В начале лета Кате делалось лучше. В жару боль утихала. Стеша теперь успокаивалась и спала спокойно и даже смеялась с соседками над какой-нибудь ерундой. Катя наблюдала издали, удивляясь ее простоте.
3
В купе вошла женщина, их третий спутник. Она была очень худа, с сухими подвижными локтями, с источенным оспой лицом. И сразу спросила:
— Катенька, яблоко не откусишь? Я тут купила, да уж на год наелась.
— Спасибо.
— Че спасибо. Дают — бери. Чужое — не купленное.
Миша хмыкнул, подбородок зашевелился. Почуяв недоброе, женщина обернулась:
— Мы к морю с болезнями, а ты зачем? Дико мясо ростить?
— Военная тайна, мамаша. А незнакомым говорят «вы», — вспылил Миша и скрылся за дверью.
— Обиделся, гусь, — женщина взглянула на Катю и улыбнулась. Улыбка вышла медлительна и умильна. Так многие смотрели на Катю. С блестящими от болезни глазами, с высокой шеей подростка, уже не девочка, но еще не женщина — и эта незаконченность в Кате особенно волновала, заставляя думать о чем-то милом, несбывшемся, но все равно мучительно своем и счастливом. Она еще не понимала значенья этих взглядов, улыбок, потому прятала глаза и бледнела.
Катя ехала из города, стоящего у ворот Сибири. Город маленький, но шумный, подвижный, и, как у всяких ворот, здесь было много людей ждущих, тоскующих на перепутье жизни. Одни ехали дальше на стройки к таежным соснам, другие двигались к центру, а третьи на юг — к теплу. Особенно мучились молодые — дорог много, а жизнь одна, но для Кати уже не было ожиданий, болезнь отучила верить в хорошее, в перемены, и отодвинула от людей. И Катя привыкла к такой жизни, и к болям в сердце, и к робкой доверчивой матери, и к шумному крикливому городу, и к единственной подруге Симе, страдающей от лени и полноты.
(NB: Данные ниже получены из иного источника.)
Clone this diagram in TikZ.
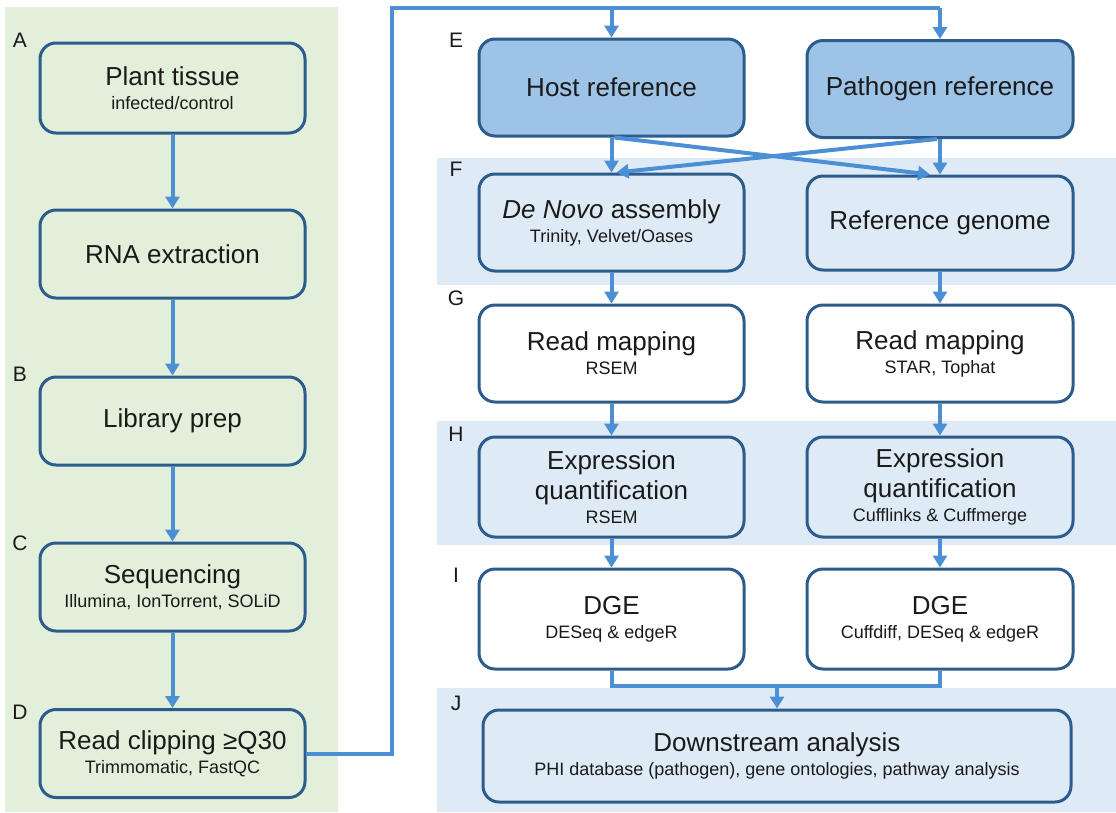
\documentclass[tikz,border=0pt]{standalone}
\usepackage{fontspec}
\setmainfont{Liberation Sans}
\usetikzlibrary{arrows.meta}
\definecolor{greenbg}{HTML}{E2EFDA}
\definecolor{bandbg}{HTML}{DEEBF7}
\definecolor{hostfill}{HTML}{9DC3E6}
\definecolor{bordc}{HTML}{2B5C8C}
\definecolor{arrc}{HTML}{4D8FD4}
\definecolor{txtc}{HTML}{1A1A1A}
\newcommand{\subtxt}[1]{{\fontsize{18}{24}\selectfont #1}}
\begin{document}
\begin{tikzpicture}[x=1pt,y=-1pt,
  box/.style={draw=bordc, line width=3pt, rounded corners=16pt, align=center,
    text=txtc, font=\fontsize{26}{24}\selectfont, inner sep=0pt},
  lbox/.style={box, fill=greenbg, minimum width=265pt, minimum height=88pt},
  rbox/.style={box, fill=white, minimum width=265pt, minimum height=97pt},
  arr/.style={draw=arrc, line width=4pt, -{Triangle[width=14pt,length=12pt]}},
  conn/.style={draw=arrc, line width=4pt},
  lab/.style={font=\fontsize{21}{21}\selectfont, text=txtc, inner sep=0pt}]
\useasboundingbox (0,0) rectangle (1116,812);
\fill[white] (0,0) rectangle (1116,812);
% backgrounds
\fill[greenbg] (5,7) rectangle (338,812);
\fill[bandbg] (437,158) rectangle (1116,285);
\fill[bandbg] (437,421) rectangle (1116,545);
\fill[bandbg] (437,688) rectangle (1116,812);
% left column
\node[lbox, minimum height=90pt] (plant) at (172.5,88) {Plant tissue\\\subtxt{infected/control}};
\node[lbox] (rna) at (172.5,254) {RNA extraction};
\node[lbox] (lib) at (172.5,421) {Library prep};
\node[lbox] (seq) at (172.5,587) {Sequencing\\\subtxt{Illumina, IonTorrent, SOLiD}};
\node[lbox] (clip) at (172.5,753.5) {Read clipping ≥Q30\\\subtxt{Trimmomatic, FastQC}};
% right columns
\node[rbox, fill=hostfill] (host) at (611.5,87.5) {Host reference};
\node[rbox, fill=hostfill, minimum width=266pt] (path) at (940,89) {Pathogen reference};
\node[rbox, fill=bandbg] (denovo) at (611.5,222.5) {\textit{De Novo} assembly\\\subtxt{Trinity, Velvet/Oases}};
\node[rbox, fill=bandbg, minimum width=266pt, minimum height=94pt] (refgen) at (940,223) {Reference genome};
\node[rbox] (rmL) at (611.5,353.5) {Read mapping\\\subtxt{RSEM}};
\node[rbox, minimum width=266pt] (rmR) at (940,353.5) {Read mapping\\\subtxt{STAR, Tophat}};
\node[rbox, fill=bandbg, minimum height=100pt] (eqL) at (611.5,487) {Expression\\[5pt]quantification\\\subtxt{RSEM}};
\node[rbox, fill=bandbg, minimum width=266pt, minimum height=100pt] (eqR) at (940,487) {Expression\\[5pt]quantification\\\subtxt{Cufflinks \& Cuffmerge}};
\node[rbox, minimum height=100pt] (dgeL) at (611.5,619) {DGE\\\subtxt{DESeq \& edgeR}};
\node[rbox, minimum width=266pt, minimum height=100pt] (dgeR) at (940,619) {DGE\\\subtxt{Cuffdiff, DESeq \& edgeR}};
\node[rbox, fill=bandbg, minimum width=588pt, minimum height=92pt] (down) at (777,756) {Downstream analysis\\\subtxt{PHI database (pathogen), gene ontologies, pathway analysis}};
% labels
\node[lab] (la) at (20,40) {A};
\node[lab] (lb) at (20,374) {B};
\node[lab] (lc) at (20,543) {C};
\node[lab] (ld) at (20,712) {D};
\node[lab] (le) at (456,40) {E};
\node[lab] (lf) at (456,169) {F};
\node[lab] (lg) at (456,298) {G};
\node[lab] (lh) at (456,434) {H};
\node[lab] (li) at (456,575) {I};
\node[lab] (lj) at (456,703) {J};
% left arrows
\draw[arr] (plant.south) -- (rna.north);
\draw[arr] (rna.south) -- (lib.north);
\draw[arr] (lib.south) -- (seq.north);
\draw[arr] (seq.south) -- (clip.north);
% top connector
\coordinate (tl) at (392,8);
\coordinate (tr) at (940,8);
\draw[conn] (clip.east) -| (tl) -- (tr);
\draw[arr] (host.north |- tl) -- (host.north);
\draw[arr] (tr) -- (path.north);
% E -> F
\draw[arr] (host.south) -- (denovo.north);
\draw[arr] (path.south) -- (refgen.north);
\draw[arr] ([xshift=3pt]host.south) -- ([xshift=-10pt]refgen.north);
\draw[arr] ([xshift=-3pt]path.south) -- ([xshift=5pt]denovo.north);
% F -> G -> H -> I
\draw[arr] (denovo.south) -- (rmL.north);
\draw[arr] (refgen.south) -- (rmR.north);
\draw[arr] (rmL.south) -- (eqL.north);
\draw[arr] (rmR.south) -- (eqR.north);
\draw[arr] (eqL.south) -- (dgeL.north);
\draw[arr] (eqR.south) -- (dgeR.north);
% I -> J
\coordinate (j) at (777,686);
\draw[conn] (dgeL.south) |- (j) -| (dgeR.south);
\draw[arr] (j) -- (down.north);
\end{tikzpicture}
\end{document}
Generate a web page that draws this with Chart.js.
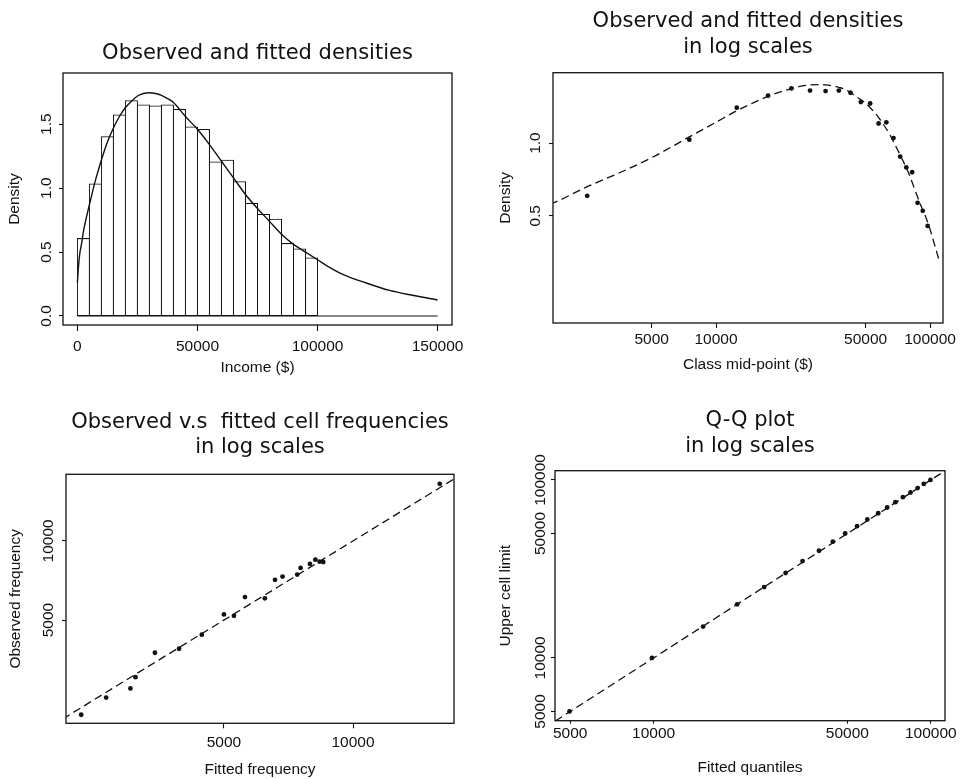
<!DOCTYPE html>
<html>
<head>
<meta charset="utf-8">
<title>Observed and fitted densities</title>
<script src="https://cdn.jsdelivr.net/npm/chart.js@4.4.0/dist/chart.umd.min.js"></script>
<style>
  html, body { margin: 0; padding: 0; background: #fff; }
  .panel { position: absolute; }
  #p1 { left: 0; top: 0; width: 482px; height: 380px; }
  #p2 { left: 482px; top: 0; width: 483px; height: 380px; }
  #p3 { left: 0; top: 380px; width: 482px; height: 399px; }
  #p4 { left: 482px; top: 380px; width: 483px; height: 399px; }
</style>
</head>
<body>
<div class="panel" id="p1"><canvas id="c1"></canvas></div>
<div class="panel" id="p2"><canvas id="c2"></canvas></div>
<div class="panel" id="p3"><canvas id="c3"></canvas></div>
<div class="panel" id="p4"><canvas id="c4"></canvas></div>
<script>
// income cells ($5000 wide), mid-points and observed densities (x 1e-5)
var cellMid = [2500, 7500, 12500, 17500, 22500, 27500, 32500, 37500, 42500, 47500,
               52500, 57500, 62500, 67500, 72500, 77500, 82500, 87500, 92500, 97500];
var cellDensity = [0.605, 1.033, 1.401, 1.571, 1.683, 1.649, 1.641, 1.649, 1.615, 1.477,
                   1.458, 1.205, 1.218, 1.049, 0.879, 0.793, 0.757, 0.566, 0.524, 0.454];

// fitted density curve
var fitIncome = [0, 500, 1000, 1730, 2500, 3500, 5000, 7500, 10000, 12500, 15000, 17500, 20000,
                 22500, 25000, 27500, 30000, 32500, 35000, 37500, 40000, 45000, 50000, 55000,
                 60000, 65000, 70000, 75000, 80000, 85000, 90000, 95000, 100000, 105000, 110000,
                 120000, 130000, 140000, 150000];
var fitDensity = [0.26, 0.40, 0.49, 0.565, 0.66, 0.75, 0.87, 1.06, 1.22, 1.36, 1.47, 1.56, 1.63,
                  1.68, 1.72, 1.74, 1.745, 1.74, 1.725, 1.70, 1.67, 1.56, 1.46, 1.34,
                  1.21, 1.08, 0.95, 0.84, 0.74, 0.64, 0.56, 0.50, 0.44, 0.38, 0.33,
                  0.26, 0.20, 0.16, 0.125];

// cell frequencies
var fittedFreq = [2323, 2656, 3026, 3109, 3451, 3929, 4440, 5000, 5276, 5598,
                  6230, 6578, 6849, 7412, 7547, 7936, 8170, 8357, 8523, 15930];
var observedFreq = [2182, 2536, 2749, 3032, 3756, 3889, 4401, 5252, 5189, 6118,
                    6048, 7112, 7318, 7447, 7895, 8172, 8482, 8336, 8312, 16490];

// Q-Q plot
var fittedQuantile = [4970, 9860, 15080, 20010, 25050, 29920, 34450, 39480, 44300, 49100,
                      54200, 59000, 64600, 69600, 74500, 79300, 84500, 89600, 94300, 99700];
var upperLimit = [5000, 10000, 15000, 20000, 25000, 30000, 35000, 40000, 45000, 50000,
                  55000, 60000, 65000, 70000, 75000, 80000, 85000, 90000, 95000, 100000];

var diagonal = [1000, 200000];

// tick values / labels
var densTicks = [0, 0.5, 1, 1.5], densLabels = ['0.0', '0.5', '1.0', '1.5'];
var incomeTicks = [0, 50000, 100000, 150000], incomeLabels = ['0', '50000', '100000', '150000'];
var logDensTicks = [0.5, 1], logDensLabels = ['0.5', '1.0'];
var midTicks = [5000, 10000, 50000, 100000], midLabels = ['5000', '10000', '50000', '100000'];
var freqTicks = [5000, 10000], freqLabels = ['5000', '10000'];
var qTicks = [5000, 10000, 50000, 100000], qLabels = ['5000', '10000', '50000', '100000'];

var INK = '#111';
Chart.defaults.font.family = "'Liberation Sans', Arial, sans-serif";
Chart.defaults.color = INK;
Chart.defaults.animation = false;

// box round the plot region
var framePlugin = {
    id: 'frame',
    afterDatasetsDraw: function (chart) {
        var a = chart.chartArea, ctx = chart.ctx;
        ctx.save();
        ctx.strokeStyle = INK;
        ctx.lineWidth = 1.3;
        ctx.strokeRect(a.left, a.top, a.right - a.left, a.bottom - a.top);
        ctx.restore();
    }
};

function pairs(xs, ys) {
    return xs.map(function (x, i) { return {x: x, y: ys[i]}; });
}

function xAxis(o) {
    return {
        type: o.type, min: o.min, max: o.max, bounds: 'data', offset: false,
        afterBuildTicks: function (s) { s.ticks = o.ticks.map(function (v) { return {value: v}; }); },
        afterFit: function (s) { s.height = o.size; s.paddingLeft = 0; s.paddingRight = 0; },
        grid: { drawOnChartArea: false, drawTicks: true, tickLength: o.tl, tickColor: INK, tickWidth: 1.1, offset: false },
        border: { display: false },
        ticks: {
            padding: o.pad, maxRotation: 0, autoSkip: false, color: INK, font: {size: 15.5},
            callback: function (v, i) { return o.labels[i]; }
        },
        title: { display: true, text: o.title, color: INK, font: {size: 15.5}, padding: {top: 0, bottom: o.titlePad} }
    };
}

function yAxis(o) {
    return {
        type: o.type, min: o.min, max: o.max, bounds: 'data',
        afterBuildTicks: function (s) { s.ticks = o.ticks.map(function (v) { return {value: v}; }); },
        afterFit: function (s) { s.width = o.size; s.paddingTop = 0; s.paddingBottom = 0; },
        grid: { drawOnChartArea: false, drawTicks: true, tickLength: 4, tickColor: INK, tickWidth: 1.1 },
        border: { display: false },
        ticks: {
            padding: o.pad, minRotation: 90, maxRotation: 90, crossAlign: 'center', autoSkip: false,
            color: INK, font: {size: 15.5},
            callback: function (v, i) { return o.labels[i]; }
        },
        title: { display: true, text: o.title, color: INK, font: {size: 15.5}, padding: {top: o.titlePad, bottom: 0} }
    };
}

function plotTitle(text, top, bottom) {
    return {
        display: true, text: text, fullSize: false, color: INK,
        font: {family: "'DejaVu Sans', sans-serif", size: 21, weight: 'normal', lineHeight: 1.2},
        padding: {top: top, bottom: bottom}
    };
}

function baseOptions(title, right, x, y) {
    return {
        responsive: true, maintainAspectRatio: false,
        layout: { padding: {left: 0, right: right, top: 0, bottom: 0} },
        plugins: { legend: {display: false}, tooltip: {enabled: false}, title: title },
        scales: { x: x, y: y }
    };
}

var dots = { pointRadius: 2.4, pointBackgroundColor: INK, pointBorderWidth: 0, showLine: false };

//Histogram ===========================================================================================
new Chart(document.getElementById('c1'), {
    type: 'bar',
    data: {
        datasets: [
            {
                type: 'line', data: pairs(fitIncome, fitDensity), borderColor: INK, borderWidth: 1.4,
                pointRadius: 0, cubicInterpolationMode: 'monotone', order: 0
            },
            {
                type: 'line', data: pairs([0, 150000], [0, 0]), borderColor: INK, borderWidth: 1.1,
                pointRadius: 0, order: 1
            },
            {
                type: 'bar', data: pairs(cellMid, cellDensity), backgroundColor: '#fff', borderColor: INK,
                borderWidth: 1, inflateAmount: 0.5, borderSkipped: false,
                barPercentage: 1, categoryPercentage: 1, order: 2
            }
        ]
    },
    options: baseOptions(plotTitle('Observed and fitted densities', 40.8, 7), 30,
        xAxis({type: 'linear', min: -6000, max: 156000, ticks: incomeTicks, labels: incomeLabels,
               size: 55, tl: 6, pad: 6.3, title: 'Income ($)', titlePad: 3}),
        yAxis({type: 'linear', min: -0.0704, max: 1.90, ticks: densTicks, labels: densLabels,
               size: 63, pad: 1.5, title: 'Density', titlePad: 5.1})),
    plugins: [framePlugin]
});

//Log densities =======================================================================================
var logFit = pairs(fitIncome, fitDensity).filter(function (p) { return p.x > 0 && p.x <= 110000; });

new Chart(document.getElementById('c2'), {
    type: 'scatter',
    data: {
        datasets: [
            Object.assign({data: pairs(cellMid, cellDensity)}, dots),
            {
                data: logFit, showLine: true, borderColor: INK, borderWidth: 1.3, borderDash: [8, 4.5],
                pointRadius: 0, cubicInterpolationMode: 'monotone'
            }
        ]
    },
    options: baseOptions(plotTitle(['Observed and fitted densities', 'in log scales'], 9.4, 12.9), 22,
        xAxis({type: 'logarithmic', min: 1730, max: 115000, ticks: midTicks, labels: midLabels,
               size: 57, tl: 5, pad: 2.3, title: 'Class mid-point ($)', titlePad: 6}),
        yAxis({type: 'logarithmic', min: 0.18, max: 1.955, ticks: logDensTicks, labels: logDensLabels,
               size: 71, pad: 2.4, title: 'Density', titlePad: 14.3})),
    plugins: [framePlugin]
});

//Cell frequencies ====================================================================================
new Chart(document.getElementById('c3'), {
    type: 'scatter',
    data: {
        datasets: [
            Object.assign({data: pairs(fittedFreq, observedFreq)}, dots),
            {
                data: pairs(diagonal, diagonal), showLine: true, borderColor: INK, borderWidth: 1.3,
                borderDash: [8, 4.5], pointRadius: 0
            }
        ]
    },
    options: baseOptions(plotTitle(['Observed v.s  fitted cell frequencies', 'in log scales'], 30.1, 13.8), 28,
        xAxis({type: 'logarithmic', min: 2141, max: 17200, ticks: freqTicks, labels: freqLabels,
               size: 55.7, tl: 5, pad: 5.3, title: 'Fitted frequency', titlePad: 0}),
        yAxis({type: 'logarithmic', min: 2025, max: 17920, ticks: freqTicks, labels: freqLabels,
               size: 66, pad: -8.5, title: 'Observed frequency', titlePad: 6.3})),
    plugins: [framePlugin]
});

//Q-Q plot ============================================================================================
new Chart(document.getElementById('c4'), {
    type: 'scatter',
    data: {
        datasets: [
            Object.assign({data: pairs(fittedQuantile, upperLimit)}, dots),
            {
                data: pairs(diagonal, diagonal), showLine: true, borderColor: INK, borderWidth: 1.3,
                borderDash: [8, 4.5], pointRadius: 0
            }
        ]
    },
    options: baseOptions(plotTitle(['Q-Q plot', 'in log scales'], 28.4, 11.9), 20,
        xAxis({type: 'logarithmic', min: 4406, max: 112500, ticks: qTicks, labels: qLabels,
               size: 58.3, tl: 3, pad: 0.9, title: 'Fitted quantiles', titlePad: 1.8}),
        yAxis({type: 'logarithmic', min: 4436, max: 112700, ticks: qTicks, labels: qLabels,
               size: 73, pad: -15.6, title: 'Upper cell limit', titlePad: 14.8})),
    plugins: [framePlugin]
});
</script>
</body>
</html>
Но однажды заехал к ним дальний родственник, веселый и грубый мужчина с раскосыми сухими глазами, в которых таилась не то усмешка, не то лукавство, намекающее на какое-то продолженье, но глазным был голос — доставал на всю улицу и смутил жизнь. Двоюродный дядя поцеловал Катю крепко, с удовольствием, в губы и в обе щеки и стал шутить, без причины смеяться, и за столом сидел опять шумно и весело, а хлеб откусывал от целой буханки и глотал быстро, будто голодный, от молока отказался сразу, но попросил вина. Во все углы вошел его голос, раскатистый, трубный, от него стало радостно, жутко, как во сне.
— Стеша-а, не томи! Из-под коровы не пью. Погорячей — младенцу!
Мать достала бутылку красного, они выпили все втроем по рюмочке, заели конфеткой, и дядя опять стал рассказывать очень смешно, раскатисто, как долго ехал в их город, как в поезде чуть не женился на проводнице, но вспомнил вовремя про свою Капочку, свою благоверную, и сразу стал послушным мужем на расстоянии, потому теперь ему нет цены и грех не выпить.
Что говорил тогда, почти забылось, а сам не забылся. А жил он на юге, у самого моря, где все болезни сразу сгорают.
— К морю надо, мила сестра. К морю — Катю! — шумел его голос, советуя погреться возле живой воды, поплавать, на веселых людей поглядеть и влюбиться в кого-нибудь, пусть немного, но все равно — хорошо для здоровья, и в этом месте он так весело смотрел в нее, цепко, что она леденела от страха, от того, что он догадался о самом главном и стыдном, и теперь, поди, смеется над ней, такой больной и ненужной.
— Ох, глаза-а! А ну-ко, ну-ко в другой раз поцелу-ую. Привыкай, Катька-а! — кричал он и лез опять целоваться, и у ней не хватало сил встать со стула.
Как все люди в начале жизни, Катя искала в любви только слов, только признаний, ее пугали даже издали крепкие мужские пальцы, а если смотреть на них долго — делалось плотно в горле и тяжелели ноги, и она замирала от стыда за себя, боясь жизни, и тянулась к стихам. Они писались легко, одним взмахом, но потом хотелось порвать их, спрятать, опять содрогалась от своей испорченности и чувствовала тяжесть ночной рубашки, — запиралось горло, и она не могла проглотить слюну. Часто заходила в аптеку, подолгу стояла у витрины, где продавались интимные предметы для женщин, боясь, что за ней подглядывают, — и очень болело сердце.